Education and Employment Secretary David Blunkett said:

"The Institute will help place the UK at the cutting edge of the globalisation of higher education. It will bring advantages not only to Cambridge University, but to universities across Britain through the new network of Enterprise Centres."

Stephen Byers, Secretary of State for Trade and Industry said:

"Securing this is a major achievement. The combination of Cambridge and MIT will bring a dynamic force to support our agenda of innovation, enterprise and entrepreneurship. It will strengthen the UK's position in the knowledge driven economy of the future."

Charles Vest, President of MIT said :

"This will be the only institutional partnership which MIT will have in Europe. The University of Cambridge and the Massachusetts Institute of Technology are joining forces in Europe to create a new model for global higher education. We will build on our complementary strengths to invent the future of education, research and economic development. The foresight of the British Government, the combined strengths of our facilities, and a growing alliance with far-sighted industries will establish extraordinary new pathways toward a creative, productive and entrepreneurial society in the new century."

Sir Alec Broers, Vice Chancellor of Cambridge University said :

"The Cambridge-MIT Institute will be a beacon for change. It will bring a new dimension to education and research at British universities. We aim to work closely with the business community to provide the education and the ideas needed for success in the 21st Century."

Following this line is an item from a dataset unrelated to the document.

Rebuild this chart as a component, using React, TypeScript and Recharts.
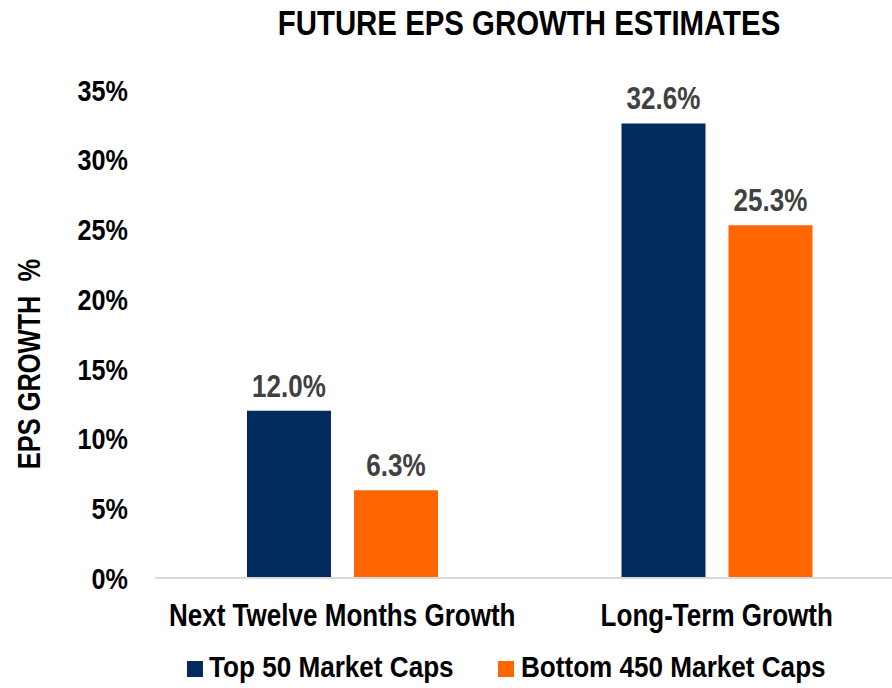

Funding for the Cambridge University Enterprise Centre will be incorporated into the Institute. This will release money in the Science Enterprise Challenge Fund and an announcement will be made in due course about its allocation.


NOTES TO EDITORS

The Council for Excellence in Management and Leadership aims to improve the capacity and competencies of UK managers. The Council will be a small group of top industrialists and entrepreneurs, chaired by Sir Anthony Cleaver, Chairman of AEA Technology. Its first task will be to develop a management strategy and examine the way that management education is organised and delivered. Funding of around £ 1 million will be available from DFEE and DTI jointly.

The results of the Science Enterprise Challenge competition were announced by Stephen Byers, Secretary of State for Trade and Industry on 14 September. The Enterprise Centres which will link up with the Institute include the University of Bristol, University of Glasgow, Imperial College, London Business School, University of Manchester Institute of Science and Technology (UMIST), University of Nottingham Business School and the University of Sheffield.

A BankBoston report in March 1997 said that if companies founded by MIT graduates and faculty formed an independent national, the revenue produced would make that nation the 24th largest economy in the world. It also stated that 4,000 MIT-related companies employ 1.1 million people and have annual world sales of $232 billion. MIT related firms include 20 companies in England and 3 in Scotland - hiring 4,395 people and had sales on $827 million in 1994.

US companies which have been founded or co-founded by MIT graduates or the Faculty include Hewlett-Packard, Rockwell International, McDonnell Douglas, Digital, Texas Instruments, Campbell Soup Company, and Intel. In the US, MIT is routinely awarded more patents that any other university and is the leader also in terms of the number of new companies formed by licensing university technology.